━━ RECORDED DATA

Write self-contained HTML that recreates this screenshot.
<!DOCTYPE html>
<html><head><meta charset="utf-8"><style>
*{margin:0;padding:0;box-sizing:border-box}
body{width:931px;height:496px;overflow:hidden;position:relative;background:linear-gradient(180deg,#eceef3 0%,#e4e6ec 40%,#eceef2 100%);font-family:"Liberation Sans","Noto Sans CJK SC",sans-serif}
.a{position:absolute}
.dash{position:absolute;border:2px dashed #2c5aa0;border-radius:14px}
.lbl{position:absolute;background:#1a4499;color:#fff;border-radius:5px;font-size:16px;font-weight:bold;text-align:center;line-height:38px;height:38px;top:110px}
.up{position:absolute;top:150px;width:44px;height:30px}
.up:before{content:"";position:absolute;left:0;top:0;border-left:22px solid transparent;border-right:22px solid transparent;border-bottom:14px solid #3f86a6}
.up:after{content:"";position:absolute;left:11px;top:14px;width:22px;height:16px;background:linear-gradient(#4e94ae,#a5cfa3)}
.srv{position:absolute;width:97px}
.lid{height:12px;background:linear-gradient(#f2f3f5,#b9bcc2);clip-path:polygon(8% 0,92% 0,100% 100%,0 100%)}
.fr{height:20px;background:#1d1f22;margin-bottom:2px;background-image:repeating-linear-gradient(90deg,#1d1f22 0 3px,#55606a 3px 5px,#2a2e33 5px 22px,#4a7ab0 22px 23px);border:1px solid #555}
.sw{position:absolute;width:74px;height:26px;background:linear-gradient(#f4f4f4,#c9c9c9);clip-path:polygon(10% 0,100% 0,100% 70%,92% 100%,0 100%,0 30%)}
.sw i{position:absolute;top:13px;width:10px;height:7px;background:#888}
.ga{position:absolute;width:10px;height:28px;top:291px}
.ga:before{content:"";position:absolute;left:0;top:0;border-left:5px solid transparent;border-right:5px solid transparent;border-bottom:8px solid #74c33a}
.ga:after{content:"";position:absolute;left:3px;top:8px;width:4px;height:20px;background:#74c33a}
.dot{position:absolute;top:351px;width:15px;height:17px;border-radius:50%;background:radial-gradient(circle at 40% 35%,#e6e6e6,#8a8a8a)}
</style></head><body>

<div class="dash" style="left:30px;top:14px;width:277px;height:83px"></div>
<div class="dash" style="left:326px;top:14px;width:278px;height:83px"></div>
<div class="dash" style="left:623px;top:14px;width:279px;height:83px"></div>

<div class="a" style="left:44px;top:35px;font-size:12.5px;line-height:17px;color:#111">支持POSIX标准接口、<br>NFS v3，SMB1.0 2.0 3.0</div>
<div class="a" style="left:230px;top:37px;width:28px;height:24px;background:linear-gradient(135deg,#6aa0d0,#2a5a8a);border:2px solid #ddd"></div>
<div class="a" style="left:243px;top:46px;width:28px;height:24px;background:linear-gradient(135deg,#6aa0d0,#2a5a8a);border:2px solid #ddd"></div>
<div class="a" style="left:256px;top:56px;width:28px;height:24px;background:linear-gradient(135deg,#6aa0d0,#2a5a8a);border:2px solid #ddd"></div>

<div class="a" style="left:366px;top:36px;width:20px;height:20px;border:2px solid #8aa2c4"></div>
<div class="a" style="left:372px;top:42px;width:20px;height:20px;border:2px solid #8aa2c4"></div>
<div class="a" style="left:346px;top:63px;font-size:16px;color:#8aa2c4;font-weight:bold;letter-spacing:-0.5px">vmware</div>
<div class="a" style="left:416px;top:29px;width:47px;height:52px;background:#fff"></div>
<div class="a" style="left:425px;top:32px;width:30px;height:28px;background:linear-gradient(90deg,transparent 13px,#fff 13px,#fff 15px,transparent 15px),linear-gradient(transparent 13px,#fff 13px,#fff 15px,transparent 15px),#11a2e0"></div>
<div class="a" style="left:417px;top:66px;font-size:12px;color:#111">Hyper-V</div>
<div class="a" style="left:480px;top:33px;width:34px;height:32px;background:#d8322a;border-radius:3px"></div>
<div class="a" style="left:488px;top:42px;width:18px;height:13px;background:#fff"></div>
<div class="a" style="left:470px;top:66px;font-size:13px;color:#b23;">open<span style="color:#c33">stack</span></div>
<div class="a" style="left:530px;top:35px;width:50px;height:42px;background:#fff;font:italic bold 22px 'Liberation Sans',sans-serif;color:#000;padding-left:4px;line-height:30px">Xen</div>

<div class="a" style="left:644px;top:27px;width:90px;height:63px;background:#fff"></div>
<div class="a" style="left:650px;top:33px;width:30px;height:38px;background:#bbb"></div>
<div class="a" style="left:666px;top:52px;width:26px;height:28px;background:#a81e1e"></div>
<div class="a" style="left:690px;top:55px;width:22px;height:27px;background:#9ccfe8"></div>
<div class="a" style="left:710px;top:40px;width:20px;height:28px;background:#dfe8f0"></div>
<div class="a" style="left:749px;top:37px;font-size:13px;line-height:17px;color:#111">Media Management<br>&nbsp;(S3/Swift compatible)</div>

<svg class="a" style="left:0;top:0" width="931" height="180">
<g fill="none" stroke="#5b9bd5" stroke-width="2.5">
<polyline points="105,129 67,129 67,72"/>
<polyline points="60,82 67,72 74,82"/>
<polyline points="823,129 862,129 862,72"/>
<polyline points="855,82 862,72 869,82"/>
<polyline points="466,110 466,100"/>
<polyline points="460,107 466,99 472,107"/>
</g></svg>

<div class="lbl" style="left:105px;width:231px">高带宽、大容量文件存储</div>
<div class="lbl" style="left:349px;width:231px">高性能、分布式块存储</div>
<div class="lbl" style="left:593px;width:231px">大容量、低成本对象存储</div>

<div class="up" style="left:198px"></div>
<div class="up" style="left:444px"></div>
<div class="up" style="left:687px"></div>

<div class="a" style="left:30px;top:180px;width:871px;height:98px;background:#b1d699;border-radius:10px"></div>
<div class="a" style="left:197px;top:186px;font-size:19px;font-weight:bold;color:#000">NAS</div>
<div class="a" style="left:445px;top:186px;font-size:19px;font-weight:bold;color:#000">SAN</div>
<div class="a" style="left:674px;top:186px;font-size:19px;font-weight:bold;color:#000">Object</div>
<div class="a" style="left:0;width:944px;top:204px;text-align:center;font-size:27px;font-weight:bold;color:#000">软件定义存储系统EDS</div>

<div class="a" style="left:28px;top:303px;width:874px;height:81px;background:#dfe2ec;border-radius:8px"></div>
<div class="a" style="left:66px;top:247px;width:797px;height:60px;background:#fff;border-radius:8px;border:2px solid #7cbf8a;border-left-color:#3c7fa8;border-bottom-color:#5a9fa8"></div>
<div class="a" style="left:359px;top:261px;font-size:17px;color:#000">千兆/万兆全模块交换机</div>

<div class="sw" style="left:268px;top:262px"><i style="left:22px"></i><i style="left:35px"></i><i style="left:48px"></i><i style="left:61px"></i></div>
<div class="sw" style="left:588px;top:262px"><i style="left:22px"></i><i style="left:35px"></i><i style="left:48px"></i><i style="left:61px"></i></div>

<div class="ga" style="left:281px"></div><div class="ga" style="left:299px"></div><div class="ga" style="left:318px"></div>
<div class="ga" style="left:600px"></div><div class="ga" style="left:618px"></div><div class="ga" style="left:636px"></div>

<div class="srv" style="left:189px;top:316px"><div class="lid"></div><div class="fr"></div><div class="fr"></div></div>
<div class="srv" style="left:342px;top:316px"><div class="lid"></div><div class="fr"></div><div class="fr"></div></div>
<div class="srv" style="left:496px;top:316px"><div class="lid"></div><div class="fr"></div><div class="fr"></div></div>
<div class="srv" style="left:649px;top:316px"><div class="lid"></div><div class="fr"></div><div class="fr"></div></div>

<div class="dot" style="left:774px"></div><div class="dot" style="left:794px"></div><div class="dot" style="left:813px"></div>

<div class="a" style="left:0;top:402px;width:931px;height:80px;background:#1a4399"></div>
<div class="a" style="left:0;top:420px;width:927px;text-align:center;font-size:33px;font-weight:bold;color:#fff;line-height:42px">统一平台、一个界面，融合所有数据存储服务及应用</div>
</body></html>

━━━━

**EXERCISE TASK**
Reprint the data above from the opening line to the line holding "</style></head><body>", inclusive, and nothing else.

**REPLY TO THE TASK**
Write self-contained HTML that recreates this screenshot.
<!DOCTYPE html>
<html><head><meta charset="utf-8"><style>
*{margin:0;padding:0;box-sizing:border-box}
body{width:931px;height:496px;overflow:hidden;position:relative;background:linear-gradient(180deg,#eceef3 0%,#e4e6ec 40%,#eceef2 100%);font-family:"Liberation Sans","Noto Sans CJK SC",sans-serif}
.a{position:absolute}
.dash{position:absolute;border:2px dashed #2c5aa0;border-radius:14px}
.lbl{position:absolute;background:#1a4499;color:#fff;border-radius:5px;font-size:16px;font-weight:bold;text-align:center;line-height:38px;height:38px;top:110px}
.up{position:absolute;top:150px;width:44px;height:30px}
.up:before{content:"";position:absolute;left:0;top:0;border-left:22px solid transparent;border-right:22px solid transparent;border-bottom:14px solid #3f86a6}
.up:after{content:"";position:absolute;left:11px;top:14px;width:22px;height:16px;background:linear-gradient(#4e94ae,#a5cfa3)}
.srv{position:absolute;width:97px}
.lid{height:12px;background:linear-gradient(#f2f3f5,#b9bcc2);clip-path:polygon(8% 0,92% 0,100% 100%,0 100%)}
.fr{height:20px;background:#1d1f22;margin-bottom:2px;background-image:repeating-linear-gradient(90deg,#1d1f22 0 3px,#55606a 3px 5px,#2a2e33 5px 22px,#4a7ab0 22px 23px);border:1px solid #555}
.sw{position:absolute;width:74px;height:26px;background:linear-gradient(#f4f4f4,#c9c9c9);clip-path:polygon(10% 0,100% 0,100% 70%,92% 100%,0 100%,0 30%)}
.sw i{position:absolute;top:13px;width:10px;height:7px;background:#888}
.ga{position:absolute;width:10px;height:28px;top:291px}
.ga:before{content:"";position:absolute;left:0;top:0;border-left:5px solid transparent;border-right:5px solid transparent;border-bottom:8px solid #74c33a}
.ga:after{content:"";position:absolute;left:3px;top:8px;width:4px;height:20px;background:#74c33a}
.dot{position:absolute;top:351px;width:15px;height:17px;border-radius:50%;background:radial-gradient(circle at 40% 35%,#e6e6e6,#8a8a8a)}
</style></head><body>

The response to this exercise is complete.